Media Diversity vs. Cultural Sovereignty
Cultural Protection and Soft Power
Cultural sovereignty refers to a nation's ability to maintain control over its cultural industries and protect its cultural heritage from being overwhelmed by foreign content. Many countries use concrete policy tools to defend it:
- Content quotas: Canada requires broadcasters to air a minimum percentage of Canadian-produced content (known as CanCon regulations)
- Subsidies and tax incentives: France subsidizes its domestic film industry to ensure French-language cinema can compete with Hollywood imports
- International treaties: UNESCO's Convention on the Protection and Promotion of the Diversity of Cultural Expressions (2005) provides a framework for countries to enact cultural protections
Media globalization also functions as soft power, a concept from political science describing how a country can influence others through cultural appeal rather than military or economic coercion. The global spread of American entertainment, Korean pop culture, or British television all serve as forms of cultural diplomacy, shaping how other nations perceive and relate to those countries.

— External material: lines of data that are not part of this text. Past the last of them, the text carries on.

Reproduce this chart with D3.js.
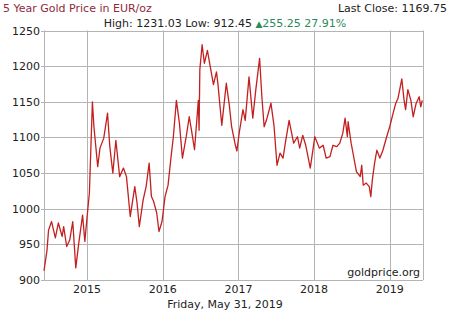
<!DOCTYPE html>
<html><head><meta charset="utf-8">
<script src="https://cdn.jsdelivr.net/npm/d3@7"></script>
<style>body{margin:0;background:#fff}svg{display:block}text{font-family:"DejaVu Sans",Verdana,sans-serif}</style>
</head><body><svg id="c" width="450" height="311"></svg>
<script>
const years = [2014.43,2014.47,2014.49,2014.53,2014.58,2014.62,2014.67,2014.69,2014.73,2014.77,2014.81,2014.85,2014.89,2014.94,2014.97,2015.00,2015.03,2015.07,2015.09,2015.14,2015.17,2015.22,2015.27,2015.30,2015.34,2015.38,2015.43,2015.48,2015.52,2015.57,2015.63,2015.66,2015.69,2015.74,2015.78,2015.82,2015.85,2015.88,2015.92,2015.95,2015.99,2016.03,2016.07,2016.11,2016.14,2016.18,2016.22,2016.26,2016.31,2016.35,2016.38,2016.42,2016.47,2016.48,2016.49,2016.52,2016.55,2016.59,2016.62,2016.67,2016.71,2016.73,2016.78,2016.84,2016.88,2016.91,2016.96,2016.98,2017.01,2017.06,2017.09,2017.14,2017.19,2017.23,2017.28,2017.31,2017.34,2017.37,2017.43,2017.47,2017.51,2017.55,2017.59,2017.62,2017.67,2017.73,2017.78,2017.81,2017.85,2017.89,2017.95,2018.01,2018.07,2018.12,2018.16,2018.21,2018.25,2018.30,2018.34,2018.38,2018.41,2018.44,2018.45,2018.49,2018.52,2018.56,2018.61,2018.63,2018.65,2018.69,2018.73,2018.75,2018.77,2018.80,2018.83,2018.87,2018.91,2018.96,2019.00,2019.04,2019.08,2019.11,2019.16,2019.19,2019.21,2019.24,2019.28,2019.31,2019.35,2019.39,2019.41,2019.43];
const prices = [913,942,970,982,959,980,961,975,947,956,982,917,952,991,954,989,1022,1150,1115,1059,1085,1099,1134,1087,1050,1096,1045,1057,1045,989,1031,1008,975,1012,1031,1064,1017,1010,994,968,982,1017,1033,1073,1101,1152,1120,1071,1101,1129,1110,1083,1152,1110,1195,1230,1204,1222,1204,1174,1192,1174,1117,1176,1145,1115,1089,1081,1106,1139,1124,1185,1127,1167,1211,1157,1115,1124,1148,1117,1061,1078,1071,1092,1124,1092,1101,1085,1103,1089,1057,1101,1085,1089,1071,1073,1089,1087,1092,1106,1127,1101,1122,1092,1075,1052,1045,1061,1033,1036,1031,1017,1040,1064,1082,1071,1082,1101,1115,1132,1148,1155,1182,1152,1139,1167,1152,1129,1148,1157,1143,1152];
const yTicks = [900,950,1000,1050,1100,1150,1200,1250];
const xTicks = [2015,2016,2017,2018,2019];
const titleText = "5 Year Gold Price in EUR/oz";
const lastClose = "Last Close: 1169.75";
const statsText = "High: 1231.03 Low: 912.45 ";
const changeText = "255.25 27.91%";
const dateText = "Friday, May 31, 2019";
const sourceText = "goldprice.org";

const svg = d3.select("#c");
const L=44,R=423,T=30.5,B=280;
const x = d3.scaleLinear().domain([2014.43,2019.44]).range([L,R]);
const y = d3.scaleLinear().domain([900,1250]).range([B,T]);
const grid="#b4b4b4";
const g = svg.append("g");
g.selectAll(".hg").data(yTicks).join("line").attr("x1",L-3).attr("x2",R)
 .attr("y1",d=>Math.round(y(d))+0.5).attr("y2",d=>Math.round(y(d))+0.5).attr("stroke",grid);
g.selectAll(".vg").data(xTicks).join("line").attr("y1",T).attr("y2",B)
 .attr("x1",d=>Math.round(x(d))+0.5).attr("x2",d=>Math.round(x(d))+0.5).attr("stroke",grid);
g.append("line").attr("x1",L+0.5).attr("x2",L+0.5).attr("y1",T).attr("y2",B).attr("stroke",grid);
g.append("line").attr("x1",R+0.5).attr("x2",R+0.5).attr("y1",T).attr("y2",B).attr("stroke",grid);
g.selectAll(".yl").data(yTicks).join("text").attr("x",L-4).attr("y",d=>y(d)+4)
 .attr("text-anchor","end").attr("font-size",11).attr("fill","#222").text(d=>d);
g.selectAll(".xl").data(xTicks).join("text").attr("x",d=>x(d)).attr("y",293)
 .attr("text-anchor","middle").attr("font-size",11).attr("fill","#222").text(d3.format("d"));
const data = years.map((t,i)=>[t,prices[i]]);
svg.append("path").datum(data).attr("fill","none").attr("stroke","#c41f1f").attr("stroke-width",1.3)
 .attr("stroke-linejoin","round").attr("d",d3.line().x(d=>x(d[0])).y(d=>y(d[1])));
svg.append("text").attr("x",3).attr("y",12).attr("font-size",11).attr("fill","#8e2a3e").text(titleText);
svg.append("text").attr("x",447).attr("y",12).attr("font-size",11).attr("fill","#222").attr("text-anchor","end").text(lastClose);
const st = svg.append("text").attr("x",225).attr("y",27).attr("font-size",11).attr("text-anchor","middle").attr("fill","#222");
st.append("tspan").text(statsText);
st.append("tspan").attr("fill","#2a8a5a").attr("font-size",9).text("\u25B2");
st.append("tspan").attr("fill","#2a8a5a").text(changeText);
svg.append("text").attr("x",225).attr("y",308).attr("font-size",11).attr("text-anchor","middle").attr("fill","#222").text(dateText);
svg.append("text").attr("x",420).attr("y",276).attr("font-size",11).attr("text-anchor","end").attr("fill","#222").text(sourceText);
</script></body></html>
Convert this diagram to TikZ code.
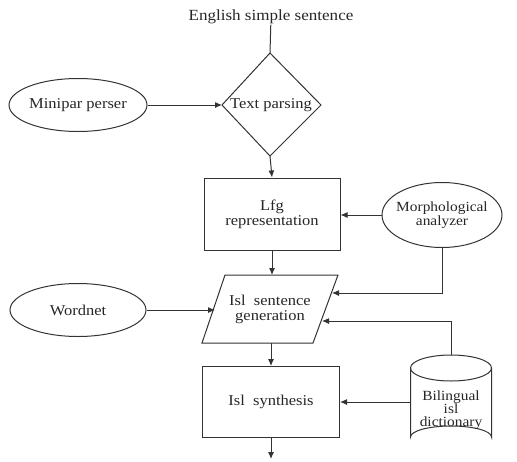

Digital Platforms and Diverse Voices
Digital platforms cut both ways for media diversity. On one hand, increased access to content from around the world genuinely broadens cultural horizons and fosters cross-cultural understanding. YouTube enables creators from Nigeria, Brazil, or Indonesia to build global audiences without a studio deal. Social media platforms facilitate citizen journalism and grassroots movements that challenge traditional gatekeepers.
On the other hand, the platforms themselves are overwhelmingly owned by Western (mostly American) corporations. Their algorithms determine what content gets visibility, and their business models favor engagement metrics that can reward sensationalism over substance. So while the potential for diverse voices is greater than ever, the structures controlling access and amplification remain concentrated.
This tension between the democratizing promise of digital media and the continued dominance of a few powerful corporations is one of the defining questions in media studies right now.